PROVIDED DATA:
___

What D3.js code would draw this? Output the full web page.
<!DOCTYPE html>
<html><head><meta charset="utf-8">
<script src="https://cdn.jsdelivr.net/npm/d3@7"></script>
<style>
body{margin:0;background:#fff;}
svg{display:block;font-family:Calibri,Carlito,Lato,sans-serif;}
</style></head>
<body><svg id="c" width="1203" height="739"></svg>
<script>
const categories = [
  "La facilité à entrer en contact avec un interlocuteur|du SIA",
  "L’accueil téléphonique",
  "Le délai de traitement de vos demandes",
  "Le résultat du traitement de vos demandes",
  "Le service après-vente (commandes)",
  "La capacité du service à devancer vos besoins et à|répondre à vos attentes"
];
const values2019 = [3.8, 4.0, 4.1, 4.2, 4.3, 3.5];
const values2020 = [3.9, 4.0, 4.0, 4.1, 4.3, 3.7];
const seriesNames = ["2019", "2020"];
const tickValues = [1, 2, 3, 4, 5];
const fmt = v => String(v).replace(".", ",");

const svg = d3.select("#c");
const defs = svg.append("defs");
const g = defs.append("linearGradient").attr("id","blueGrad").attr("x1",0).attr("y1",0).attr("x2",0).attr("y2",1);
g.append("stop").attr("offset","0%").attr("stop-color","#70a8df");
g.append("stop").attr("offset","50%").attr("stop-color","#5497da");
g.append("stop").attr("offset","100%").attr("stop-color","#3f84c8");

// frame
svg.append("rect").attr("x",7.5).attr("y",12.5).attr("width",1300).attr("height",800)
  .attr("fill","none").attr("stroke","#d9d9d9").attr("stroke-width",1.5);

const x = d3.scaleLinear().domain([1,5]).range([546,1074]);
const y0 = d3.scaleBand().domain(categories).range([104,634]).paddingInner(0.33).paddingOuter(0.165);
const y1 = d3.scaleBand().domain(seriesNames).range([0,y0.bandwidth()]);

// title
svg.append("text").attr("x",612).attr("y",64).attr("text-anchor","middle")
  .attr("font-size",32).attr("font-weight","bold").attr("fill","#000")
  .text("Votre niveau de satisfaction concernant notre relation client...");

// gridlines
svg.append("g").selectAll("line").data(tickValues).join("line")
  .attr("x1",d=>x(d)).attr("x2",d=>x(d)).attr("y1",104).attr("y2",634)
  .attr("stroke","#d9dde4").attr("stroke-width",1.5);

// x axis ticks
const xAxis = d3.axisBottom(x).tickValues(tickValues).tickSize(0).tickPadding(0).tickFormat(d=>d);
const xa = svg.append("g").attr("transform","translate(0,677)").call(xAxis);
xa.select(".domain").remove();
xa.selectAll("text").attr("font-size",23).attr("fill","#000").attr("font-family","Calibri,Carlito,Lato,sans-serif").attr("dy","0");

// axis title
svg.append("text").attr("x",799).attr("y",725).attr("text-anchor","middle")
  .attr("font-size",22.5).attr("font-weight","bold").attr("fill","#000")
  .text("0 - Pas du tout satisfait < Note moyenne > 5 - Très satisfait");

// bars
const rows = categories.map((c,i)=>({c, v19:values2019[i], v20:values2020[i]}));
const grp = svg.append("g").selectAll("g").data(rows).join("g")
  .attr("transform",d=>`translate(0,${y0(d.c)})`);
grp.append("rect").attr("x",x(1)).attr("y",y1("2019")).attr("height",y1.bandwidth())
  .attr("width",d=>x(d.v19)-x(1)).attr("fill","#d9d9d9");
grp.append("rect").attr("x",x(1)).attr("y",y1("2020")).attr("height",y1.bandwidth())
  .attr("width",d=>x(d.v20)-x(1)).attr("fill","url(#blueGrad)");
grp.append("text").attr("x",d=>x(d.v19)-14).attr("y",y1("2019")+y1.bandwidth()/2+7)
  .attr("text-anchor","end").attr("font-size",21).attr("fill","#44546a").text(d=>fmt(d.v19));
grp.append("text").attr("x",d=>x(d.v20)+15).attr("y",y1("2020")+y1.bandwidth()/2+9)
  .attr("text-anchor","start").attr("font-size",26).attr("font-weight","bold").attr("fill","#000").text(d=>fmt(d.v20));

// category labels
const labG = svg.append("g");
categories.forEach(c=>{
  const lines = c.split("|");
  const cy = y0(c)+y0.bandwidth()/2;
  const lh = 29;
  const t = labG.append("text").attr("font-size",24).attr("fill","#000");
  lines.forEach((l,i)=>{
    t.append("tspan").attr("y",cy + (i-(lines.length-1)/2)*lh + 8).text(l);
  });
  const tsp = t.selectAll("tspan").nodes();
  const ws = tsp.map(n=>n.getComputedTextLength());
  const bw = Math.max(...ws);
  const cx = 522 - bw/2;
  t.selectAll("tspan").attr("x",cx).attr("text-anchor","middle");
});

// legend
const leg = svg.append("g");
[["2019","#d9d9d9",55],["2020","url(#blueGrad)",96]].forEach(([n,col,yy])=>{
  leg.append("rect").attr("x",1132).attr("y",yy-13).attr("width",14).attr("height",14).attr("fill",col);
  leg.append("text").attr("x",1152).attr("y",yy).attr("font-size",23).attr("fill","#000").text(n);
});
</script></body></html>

___

TASK TO CARRY OUT: Reproduce every line above without error.

THE REPLY:
What D3.js code would draw this? Output the full web page.
<!DOCTYPE html>
<html><head><meta charset="utf-8">
<script src="https://cdn.jsdelivr.net/npm/d3@7"></script>
<style>
body{margin:0;background:#fff;}
svg{display:block;font-family:Calibri,Carlito,Lato,sans-serif;}
</style></head>
<body><svg id="c" width="1203" height="739"></svg>
<script>
const categories = [
  "La facilité à entrer en contact avec un interlocuteur|du SIA",
  "L’accueil téléphonique",
  "Le délai de traitement de vos demandes",
  "Le résultat du traitement de vos demandes",
  "Le service après-vente (commandes)",
  "La capacité du service à devancer vos besoins et à|répondre à vos attentes"
];
const values2019 = [3.8, 4.0, 4.1, 4.2, 4.3, 3.5];
const values2020 = [3.9, 4.0, 4.0, 4.1, 4.3, 3.7];
const seriesNames = ["2019", "2020"];
const tickValues = [1, 2, 3, 4, 5];
const fmt = v => String(v).replace(".", ",");

const svg = d3.select("#c");
const defs = svg.append("defs");
const g = defs.append("linearGradient").attr("id","blueGrad").attr("x1",0).attr("y1",0).attr("x2",0).attr("y2",1);
g.append("stop").attr("offset","0%").attr("stop-color","#70a8df");
g.append("stop").attr("offset","50%").attr("stop-color","#5497da");
g.append("stop").attr("offset","100%").attr("stop-color","#3f84c8");

// frame
svg.append("rect").attr("x",7.5).attr("y",12.5).attr("width",1300).attr("height",800)
  .attr("fill","none").attr("stroke","#d9d9d9").attr("stroke-width",1.5);

const x = d3.scaleLinear().domain([1,5]).range([546,1074]);
const y0 = d3.scaleBand().domain(categories).range([104,634]).paddingInner(0.33).paddingOuter(0.165);
const y1 = d3.scaleBand().domain(seriesNames).range([0,y0.bandwidth()]);

// title
svg.append("text").attr("x",612).attr("y",64).attr("text-anchor","middle")
  .attr("font-size",32).attr("font-weight","bold").attr("fill","#000")
  .text("Votre niveau de satisfaction concernant notre relation client...");

// gridlines
svg.append("g").selectAll("line").data(tickValues).join("line")
  .attr("x1",d=>x(d)).attr("x2",d=>x(d)).attr("y1",104).attr("y2",634)
  .attr("stroke","#d9dde4").attr("stroke-width",1.5);

// x axis ticks
const xAxis = d3.axisBottom(x).tickValues(tickValues).tickSize(0).tickPadding(0).tickFormat(d=>d);
const xa = svg.append("g").attr("transform","translate(0,677)").call(xAxis);
xa.select(".domain").remove();
xa.selectAll("text").attr("font-size",23).attr("fill","#000").attr("font-family","Calibri,Carlito,Lato,sans-serif").attr("dy","0");

// axis title
svg.append("text").attr("x",799).attr("y",725).attr("text-anchor","middle")
  .attr("font-size",22.5).attr("font-weight","bold").attr("fill","#000")
  .text("0 - Pas du tout satisfait < Note moyenne > 5 - Très satisfait");

// bars
const rows = categories.map((c,i)=>({c, v19:values2019[i], v20:values2020[i]}));
const grp = svg.append("g").selectAll("g").data(rows).join("g")
  .attr("transform",d=>`translate(0,${y0(d.c)})`);
grp.append("rect").attr("x",x(1)).attr("y",y1("2019")).attr("height",y1.bandwidth())
  .attr("width",d=>x(d.v19)-x(1)).attr("fill","#d9d9d9");
grp.append("rect").attr("x",x(1)).attr("y",y1("2020")).attr("height",y1.bandwidth())
  .attr("width",d=>x(d.v20)-x(1)).attr("fill","url(#blueGrad)");
grp.append("text").attr("x",d=>x(d.v19)-14).attr("y",y1("2019")+y1.bandwidth()/2+7)
  .attr("text-anchor","end").attr("font-size",21).attr("fill","#44546a").text(d=>fmt(d.v19));
grp.append("text").attr("x",d=>x(d.v20)+15).attr("y",y1("2020")+y1.bandwidth()/2+9)
  .attr("text-anchor","start").attr("font-size",26).attr("font-weight","bold").attr("fill","#000").text(d=>fmt(d.v20));

// category labels
const labG = svg.append("g");
categories.forEach(c=>{
  const lines = c.split("|");
  const cy = y0(c)+y0.bandwidth()/2;
  const lh = 29;
  const t = labG.append("text").attr("font-size",24).attr("fill","#000");
  lines.forEach((l,i)=>{
    t.append("tspan").attr("y",cy + (i-(lines.length-1)/2)*lh + 8).text(l);
  });
  const tsp = t.selectAll("tspan").nodes();
  const ws = tsp.map(n=>n.getComputedTextLength());
  const bw = Math.max(...ws);
  const cx = 522 - bw/2;
  t.selectAll("tspan").attr("x",cx).attr("text-anchor","middle");
});

// legend
const leg = svg.append("g");
[["2019","#d9d9d9",55],["2020","url(#blueGrad)",96]].forEach(([n,col,yy])=>{
  leg.append("rect").attr("x",1132).attr("y",yy-13).attr("width",14).attr("height",14).attr("fill",col);
  leg.append("text").attr("x",1152).attr("y",yy).attr("font-size",23).attr("fill","#000").text(n);
});
</script></body></html>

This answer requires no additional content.